Brutal tallador de esculturas,
cazador de antílopes y mastodontes,
he aquí el crematorio de mis cosas impuras
y la cercanía final de mis horizontes.
Avestruz compungido para el festín de Aristarco,
no ahuyento los gorriones porque no espero cosecha.
Después de un largo bostezo tiendo mi arco,
y no me importa si se pierde la flecha.
He aquí, proteicamente, mi inocencia futura,
así como la cebra con su falsa señal de presidio.
He aquí también mi sextante y mi arboladura,
y el siniestro arsenal del homicidio.
He aquí un menú de carne cruda para el vegetariano,
y un cráneo precolombino para el antropólogo:
Recto como el ferrocarril transiberiano,
me río del hombre-biblioteca que suda un prólogo.
Heme aquí, con mi taparrabo y mi garrote,
con la música ancha de mi tambor equinoccial.
Tataranieto melancólico de Don Quijote,
ya todo me parece bien y me da igual.
Ah, Osiris, Triptolemos, Zeus y Mahabharatas!
Jesucristos con monóculos y Zarathustras en zancos!
Aquí os dejo mi viejo buque con su cargamento de ratas,
para los laboratoristas de uniformes blancos.

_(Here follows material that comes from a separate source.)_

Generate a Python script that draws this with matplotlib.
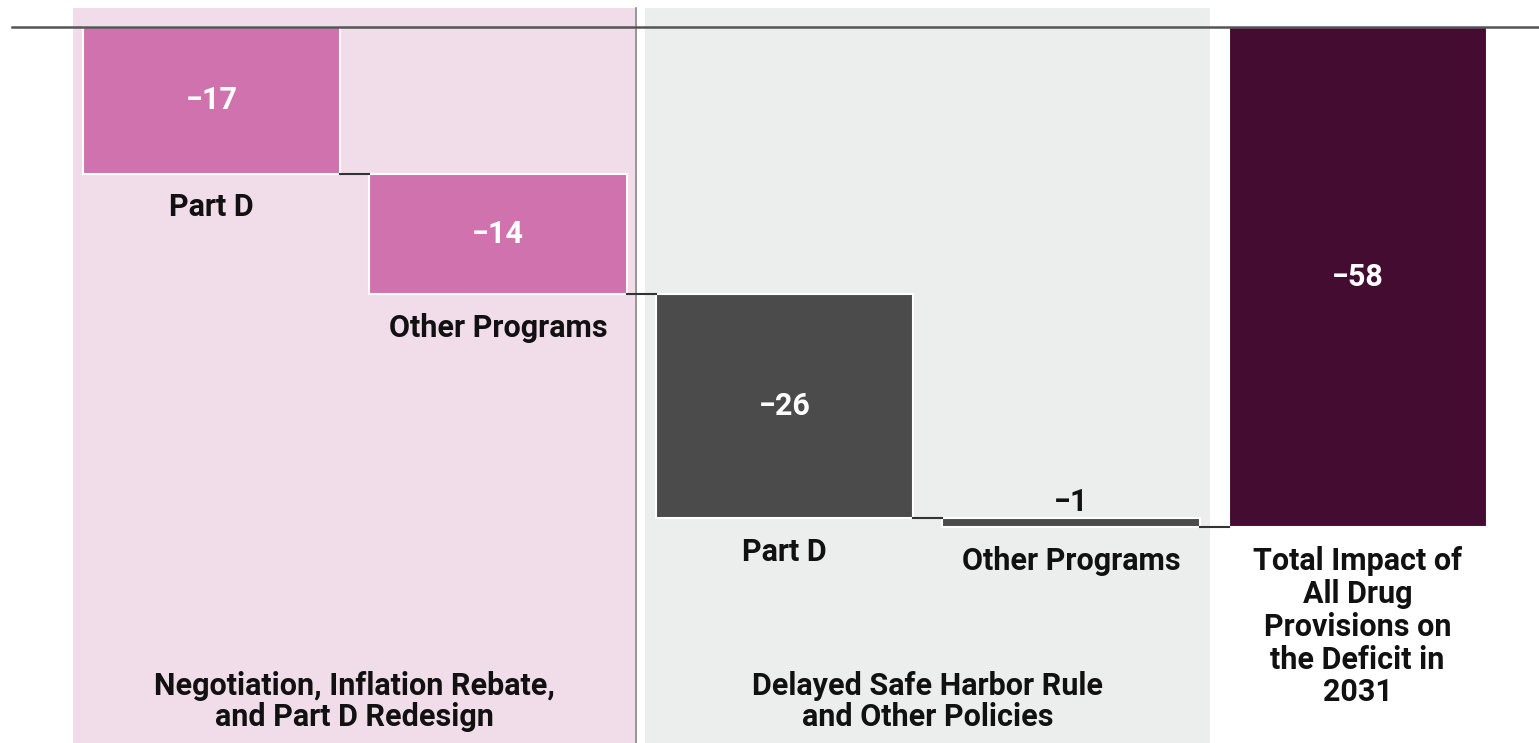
import matplotlib.pyplot as plt

# data
labels = ['Part D', 'Other Programs', 'Part D', 'Other Programs',
          'Total Impact of\nAll Drug\nProvisions on\nthe Deficit in\n2031']
values = [-17, -14, -26, -1, -58]
groups = ['Negotiation, Inflation Rebate,\nand Part D Redesign',
          'Delayed Safe Harbor Rule\nand Other Policies']

pink = '#cf72ad'
dark = '#4a4b4a'
plum = '#450c32'
bar_colors = [pink, pink, dark, dark, plum]

plt.rcParams['font.family'] = ['Roboto', 'DejaVu Sans']

fig = plt.figure(figsize=(15.39, 7.43), dpi=100)
ax = fig.add_axes([0, 0, 1, 1])
ax.set_xlim(-0.738, 4.633)
ax.set_ylim(-83.06, 3.13)
ax.axis('off')

# background panels
ax.axvspan(-0.483, 1.485, ymin=0, ymax=(2.2 + 83.06) / (3.13 + 83.06),
           color='#f0dde9', zorder=0, lw=0)
ax.axvspan(1.513, 3.485, ymin=0, ymax=(2.2 + 83.06) / (3.13 + 83.06),
           color='#eceded', zorder=0, lw=0)
ax.plot([1.48, 1.48], [-83.06, 2.2], color='#8a8a8a', lw=1.2, zorder=1)

# waterfall bars
width = 0.9
tops = []
run = 0
for i, v in enumerate(values):
    if i == len(values) - 1:
        top = 0
    else:
        top = run
        run += v
    tops.append(top)
    ax.bar(i, v, bottom=top, width=width, color=bar_colors[i],
           edgecolor='white', linewidth=1.5, zorder=2)

# connectors
for i in range(len(values) - 1):
    level = tops[i] + values[i]
    ax.plot([i + width / 2, i + 1 - width / 2], [level, level],
            color='#333333', lw=1.5, zorder=3)

# baseline
ax.plot([-0.696, 4.633], [0, 0], color='#555555', lw=1.8, zorder=4)

# value labels
for i, v in enumerate(values):
    txt = '\u2212' + str(abs(v))
    if abs(v) < 3:
        ax.text(i, tops[i] + v + 1.1, txt, ha='center', va='bottom',
                fontsize=22, fontweight='bold', color='#111111', zorder=5)
    else:
        ax.text(i, tops[i] + v / 2, txt, ha='center', va='center',
                fontsize=22, fontweight='bold', color='white', zorder=5)

# category labels
for i, lab in enumerate(labels):
    bottom = tops[i] + values[i]
    ls = 1.12 if '\n' in lab else 1.0
    ax.text(i, bottom - 2.2, lab, ha='center', va='top', fontsize=22,
            fontweight='bold', color='#111111', linespacing=ls, zorder=5)

# group labels
ax.text(0.5, -78.2, groups[0], ha='center', va='center', fontsize=22,
        fontweight='bold', color='#111111', linespacing=1.05)
ax.text(2.5, -78.2, groups[1], ha='center', va='center', fontsize=22,
        fontweight='bold', color='#111111', linespacing=1.05)

fig.savefig('out.png', dpi=100)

Esos laboratoristas, es decir, los puristas del gusto y la academia, jamás han entendido los matices de la literatura viva. Y Buesa es un caso peculiar en ese campo. Quiso escribir para las multitudes y lo consiguió, al punto de convertirse quizá en el poeta más célebre a nivel popular dentro de la lengua española, con un uso calculado y metódico de resortes comunicativos que manejó a su antojo, luego de haber identificado su eficacia. Ansió, además, ampliar su espectro lírico, y también lo logró, de cierta manera, para demostrarle a críticos y lectores de élite que podía aventurarse en otros viajes de mayor envergadura.

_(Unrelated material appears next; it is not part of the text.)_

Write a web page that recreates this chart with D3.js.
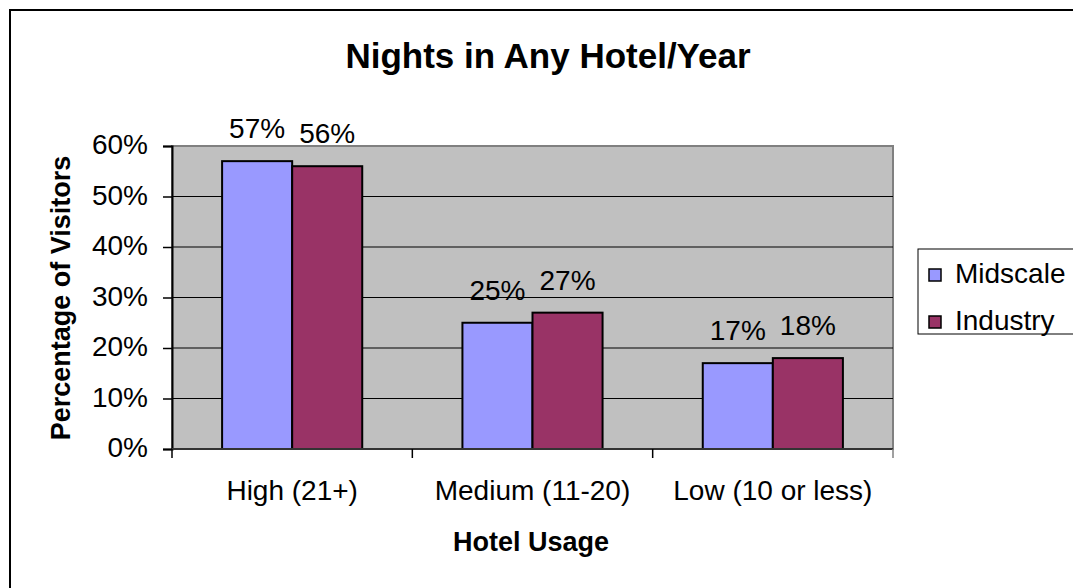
<!DOCTYPE html>
<html>
<head>
<meta charset="utf-8">
<script src="https://cdn.jsdelivr.net/npm/d3@7"></script>
<style>
  html, body { margin: 0; padding: 0; background: #fff; }
  svg { display: block; font-family: "Liberation Sans", Arial, sans-serif; }
</style>
</head>
<body>
<svg id="chart" width="1073" height="588"></svg>
<script>
// Nights in any hotel per year, share of visitors by usage band
const categories = ["High (21+)", "Medium (11-20)", "Low (10 or less)"];
const seriesNames = ["Midscale", "Industry"];
const midscale = [0.57, 0.25, 0.17];
const industry = [0.56, 0.27, 0.18];
const yTicks = [0, 0.1, 0.2, 0.3, 0.4, 0.5, 0.6];
const colors = ["#9999FF", "#993366"];

const svg = d3.select("#chart");
const plot = { left: 172, top: 146, right: 893, bottom: 449 };

// outer frame (extends past the right and bottom edges)
svg.append("rect")
  .attr("x", 10).attr("y", 10).attr("width", 1090).attr("height", 610)
  .attr("fill", "#fff").attr("stroke", "#000").attr("stroke-width", 2);

const x0 = d3.scaleBand().domain(categories).range([plot.left, plot.right]).paddingInner(0).paddingOuter(0);
const x1 = d3.scaleBand().domain(seriesNames).range([0, x0.bandwidth()]).paddingInner(0).paddingOuter(0.715);
const y = d3.scaleLinear().domain([0, 0.6]).range([plot.bottom, plot.top]);

// plot background
svg.append("rect")
  .attr("x", plot.left).attr("y", plot.top)
  .attr("width", plot.right - plot.left).attr("height", plot.bottom - plot.top)
  .attr("fill", "#C0C0C0").attr("stroke", "#808080").attr("stroke-width", 2);

// gridlines
svg.append("g").selectAll("line")
  .data(yTicks.filter(t => t > 0 && t < 0.6))
  .join("line")
  .attr("x1", plot.left).attr("x2", plot.right)
  .attr("y1", d => y(d)).attr("y2", d => y(d))
  .attr("stroke", "#000").attr("stroke-width", 1);

// bars
const data = categories.map((c, i) => ({ cat: c, vals: [midscale[i], industry[i]] }));
const groups = svg.append("g").selectAll("g")
  .data(data).join("g")
  .attr("transform", d => `translate(${x0(d.cat)},0)`);

groups.selectAll("rect")
  .data(d => d.vals.map((v, k) => ({ key: seriesNames[k], v, k })))
  .join("rect")
  .attr("x", d => x1(d.key))
  .attr("y", d => y(d.v))
  .attr("width", x1.bandwidth())
  .attr("height", d => y(0) - y(d.v))
  .attr("fill", d => colors[d.k])
  .attr("stroke", "#000").attr("stroke-width", 2);

groups.selectAll("text")
  .data(d => d.vals.map((v, k) => ({ key: seriesNames[k], v, k })))
  .join("text")
  .attr("x", d => x1(d.key) + x1.bandwidth() / 2)
  .attr("y", d => y(d.v) - 23)
  .attr("text-anchor", "middle")
  .attr("font-size", 28)
  .attr("fill", "#000")
  .text(d => d3.format(".0%")(d.v));

// y axis
const yAxis = d3.axisLeft(y).tickValues(yTicks).tickFormat(d3.format(".0%")).tickSize(9).tickPadding(15);
const gy = svg.append("g").attr("transform", `translate(${plot.left},0)`).call(yAxis);
gy.select(".domain").attr("stroke", "#000").attr("stroke-width", 2);
gy.selectAll(".tick line").attr("stroke", "#000").attr("stroke-width", 1.5);
gy.selectAll(".tick text")
  .attr("font-size", 28).attr("font-family", "Liberation Sans, Arial, sans-serif")
  .attr("fill", "#000").attr("dy", "0.28em");

// x axis (ticks on category boundaries)
const boundaries = categories.map(c => x0(c)).concat([plot.right]);
svg.append("line")
  .attr("x1", plot.left).attr("x2", plot.right)
  .attr("y1", plot.bottom).attr("y2", plot.bottom)
  .attr("stroke", "#333").attr("stroke-width", 2);
svg.append("g").selectAll("line")
  .data(boundaries).join("line")
  .attr("x1", d => d).attr("x2", d => d)
  .attr("y1", plot.bottom).attr("y2", plot.bottom + 9)
  .attr("stroke", (d, i) => i === boundaries.length - 1 ? "#808080" : "#000")
  .attr("stroke-width", 1.5);
svg.append("g").selectAll("text")
  .data(categories).join("text")
  .attr("x", d => x0(d) + x0.bandwidth() / 2)
  .attr("y", 500)
  .attr("text-anchor", "middle")
  .attr("font-size", 28)
  .text(d => d);

// titles
svg.append("text")
  .attr("x", 548).attr("y", 68)
  .attr("text-anchor", "middle")
  .attr("font-size", 35).attr("font-weight", "bold")
  .text("Nights in Any Hotel/Year");

svg.append("text")
  .attr("x", 531).attr("y", 551)
  .attr("text-anchor", "middle")
  .attr("font-size", 27).attr("font-weight", "bold")
  .text("Hotel Usage");

svg.append("text")
  .attr("transform", "translate(70,298) rotate(-90)")
  .attr("text-anchor", "middle")
  .attr("font-size", 27).attr("font-weight", "bold")
  .text("Percentage of Visitors");

// legend
const legend = svg.append("g");
legend.append("rect")
  .attr("x", 918).attr("y", 249).attr("width", 200).attr("height", 85)
  .attr("fill", "#fff").attr("stroke", "#000").attr("stroke-width", 1);
const items = legend.selectAll("g.item")
  .data(seriesNames).join("g").attr("class", "item")
  .attr("transform", (d, i) => `translate(929,${269 + i * 47})`);
items.append("rect")
  .attr("width", 12).attr("height", 12)
  .attr("fill", (d, i) => colors[i]).attr("stroke", "#000").attr("stroke-width", 1.5);
items.append("text")
  .attr("x", 26).attr("y", 14)
  .attr("font-size", 28)
  .text(d => d);
</script>
</body>
</html>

Esas son, a grandes rasgos, las razones del misterio Buesa, que no solo hechizó a oyentes y lectores menos intelectualizados, sino que asimismo ejerció una notable influencia en el entorno de la poesía cubana. Y no hablo de su coetáneo Guillermo Villarronda ni de aquellos seguidores municipales del neorromantismo, cuyos intentos no rebasan nunca el calco a veces caricaturesco del modelo, sino de autores de un apreciable desempeño poético como Carilda Oliver Labra, Domingo Alfonso, Fayad Jamís, Heberto Padilla, Guillermo Rodríguez Rivera o Félix Contreras, en mayor o menor medida tocados por el fantasma de Buesa a la hora de abordar la poesía amatoria.
No obstante, como aspiro a haber dejado claro, no es ese el Buesa que prefiero, aunque tampoco me disguste a rabiar ni pueda negar que me ha hecho meditar bastante sobre los mecanismos conceptuales y estilísticos de la lírica amorosa y su poder para llegar, desde ella, a cualquiera de los abismos posibles del alma humana.

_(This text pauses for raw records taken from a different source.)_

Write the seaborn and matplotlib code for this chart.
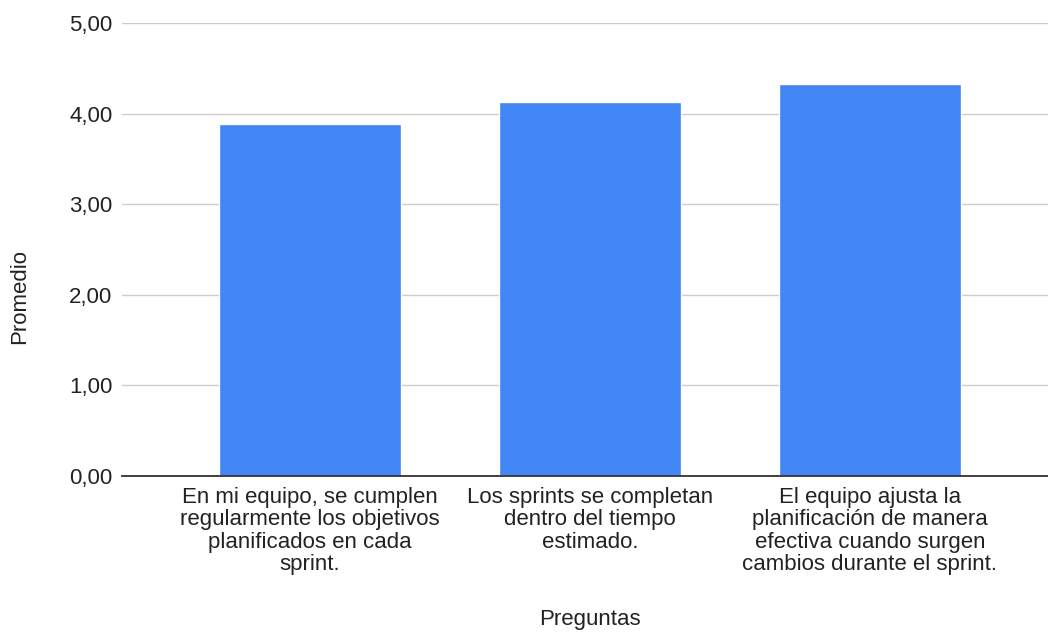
import pandas as pd
import matplotlib
matplotlib.use("Agg")
import matplotlib.pyplot as plt
import seaborn as sns

# Data
preguntas = [
    "En mi equipo, se cumplen regularmente los objetivos planificados en cada sprint.",
    "Los sprints se completan dentro del tiempo estimado.",
    "El equipo ajusta la planificación de manera efectiva cuando surgen cambios durante el sprint.",
]
promedio = [3.88, 4.13, 4.33]
tick_labels = [
    "En mi equipo, se cumplen\nregularmente los objetivos\nplanificados en cada\nsprint.",
    "Los sprints se completan\ndentro del tiempo\nestimado.",
    "El equipo ajusta la\nplanificación de manera\nefectiva cuando surgen\ncambios durante el sprint.",
]
y_ticks = [0, 1, 2, 3, 4, 5]

df = pd.DataFrame({"Preguntas": preguntas, "Promedio": promedio})

sns.set_style("white")
plt.rcParams["font.family"] = ["Liberation Sans", "DejaVu Sans"]

fig = plt.figure(figsize=(10.48, 6.32), dpi=100)
ax = fig.add_axes([122 / 1048, (632 - 476) / 632, (1048 - 122) / 1048, 453 / 632])

sns.barplot(data=df, x="Preguntas", y="Promedio", color="#4285F4", saturation=1,
            width=0.65, ax=ax, zorder=2)

ax.set_ylim(0, 5)
ax.set_xlim(-0.671, 2.636)
ax.set_yticks(y_ticks)
ax.set_yticklabels([f"{v:.2f}".replace(".", ",") for v in y_ticks], fontsize=16, color="#222222")
ax.set_xticks(range(len(tick_labels)))
ax.set_xticklabels(tick_labels, fontsize=16, color="#222222", linespacing=1.08)
ax.tick_params(axis="y", length=0, pad=7)
ax.tick_params(axis="x", length=0, pad=8)

# Gridlines
ax.grid(axis="y", color="#cccccc", linewidth=1, zorder=0)
ax.set_axisbelow(True)

for side in ["top", "right", "left"]:
    ax.spines[side].set_visible(False)
ax.spines["bottom"].set_color("#333333")
ax.spines["bottom"].set_linewidth(1.3)
ax.spines["bottom"].set_zorder(3)

ax.set_xlabel("Preguntas", fontsize=16, color="#222222")
ax.set_ylabel("Promedio", fontsize=16, color="#222222")
ax.xaxis.set_label_coords((590 - 122) / 926, (476 - 620) / 453)
ax.yaxis.set_label_coords((20 - 122) / 926, (476 - 296) / 453)
ax.xaxis.label.set_va("center")
ax.yaxis.label.set_va("center")

fig.savefig("out.png", dpi=100)
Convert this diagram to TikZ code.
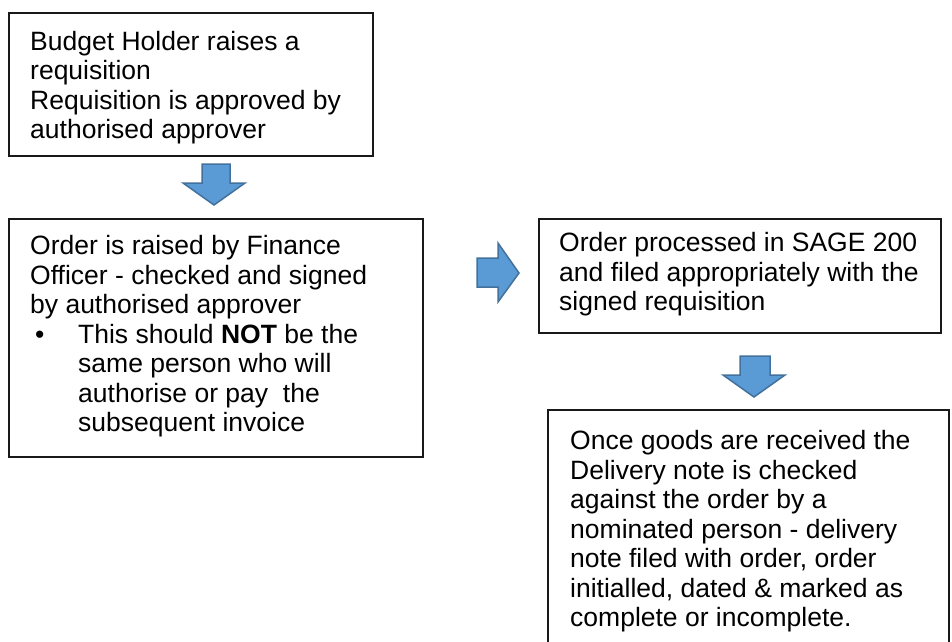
\documentclass[tikz,border=0pt]{standalone}
\usepackage{fontspec}
\setmainfont{Liberation Sans}
\definecolor{arrowfill}{HTML}{5B9BD5}
\definecolor{arrowline}{HTML}{41719C}
\begin{document}
\begin{tikzpicture}[x=1pt,y=-1pt,
  boxline/.style={draw=black!90, line width=1.5pt},
  txt/.style={anchor=north west, inner sep=0pt, align=left, font=\fontsize{26.5}{29.5}\selectfont},
  barrow/.style={fill=arrowfill, draw=arrowline, line width=1.5pt, line join=miter}]
\useasboundingbox (0,0) rectangle (952,641);
% boxes
\node[boxline, anchor=north west, minimum width=364pt, minimum height=143pt, inner sep=0pt] (b1) at (8,12) {};
\node[boxline, anchor=north west, minimum width=414pt, minimum height=238pt, inner sep=0pt] (b2) at (8,218) {};
\node[boxline, anchor=north west, minimum width=402pt, minimum height=114pt, inner sep=0pt] (b3) at (538,218) {};
\coordinate (b4nw) at (548,410);
\coordinate (b4ne) at (949,410);
\draw[boxline] (b4nw |- 0,645) -- (b4nw) -- (b4ne) -- (b4ne |- 0,645);
% texts
\node[txt] (t1) at (30,29.4) {\strut Budget Holder raises a\\requisition\\Requisition is approved by\\authorised approver};
\node[txt] (t2) at (30,234) {\strut Order is raised by Finance\\Officer - checked and signed\\by authorised approver\\
\hspace*{5pt}\makebox[43pt][l]{\textbullet}This should \textbf{NOT} be the\\
\hspace*{48pt}same person who will\\
\hspace*{48pt}authorise or pay~ the\\
\hspace*{48pt}subsequent invoice};
\node[txt] (t3) at (559,231) {\strut Order processed in SAGE 200\\and filed appropriately with the\\signed requisition};
\node[txt] (t4) at (570,429) {\strut Once goods are received the\\Delivery note is checked\\against the order by a\\nominated person - delivery\\note filed with order, order\\initialled, dated \& marked as\\complete or incomplete.};
% block arrows
\draw[barrow] (202,164) -- (230,164) -- (230,183) -- (245,183) -- (214,205) -- (183,183) -- (202,183) -- cycle;
\draw[barrow] (477,258) -- (498,258) -- (498,243) -- (519,273) -- (498,302) -- (498,287) -- (477,287) -- cycle;
\draw[barrow] (740,356) -- (770,356) -- (770,375) -- (785,375) -- (754,397) -- (723,375) -- (740,375) -- cycle;
\end{tikzpicture}
\end{document}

Quisiera cerrar esta especie de breve antología comentada, con dos de sus textos ya mencionados de la cuerda metafísica, la cual me parece más consistente y próxima a mi idea de la poesía.
«Yo vi la noche»
Yo vi la noche ardiendo en su tamaño,
y yo crecía hacia la noche pura
en un afán secreto de estatura,
uniendo mi alegría con mi daño.
Y aquella realidad era un engaño,
en un sabor de ensueño y de aventura;
y abrí los ojos en la noche oscura,
y yo era yo, naciendo en un extraño.
Y yo era yo, pequeño en mi amargura,
muriendo en sombra bajo el cielo huraño
y cada vez más lejos de la altura.
Y odié mi realidad y amé mi engaño,
y entonces descendió la noche pura,
y sentí en mi estatura su tamaño.
«Ala y raíz»
Ala y raíz: la eternidad es eso.
Y aquí, de frente al mar, en la ribera,
la vida es como un fruto que cayera
de un alto gajo, por su propio peso.
Ala y raíz. Y el ala, sin regreso,
y la raíz, con sed de primavera:
que así el confín de la emoción viajera
duerme a la sombra del follaje espeso.
(El mar corre descalzo por la arena.
Mi corazón ya casi es solo mío.
El ancla está aprendiendo a ser antena
y el latido unicorde se hace escala.
Después, libre del tiempo, en el vacío,
así: ¡mitad raíz y mitad ala!).
Notas.
[1] Virgilio López Lemus: op. cit., p. 27.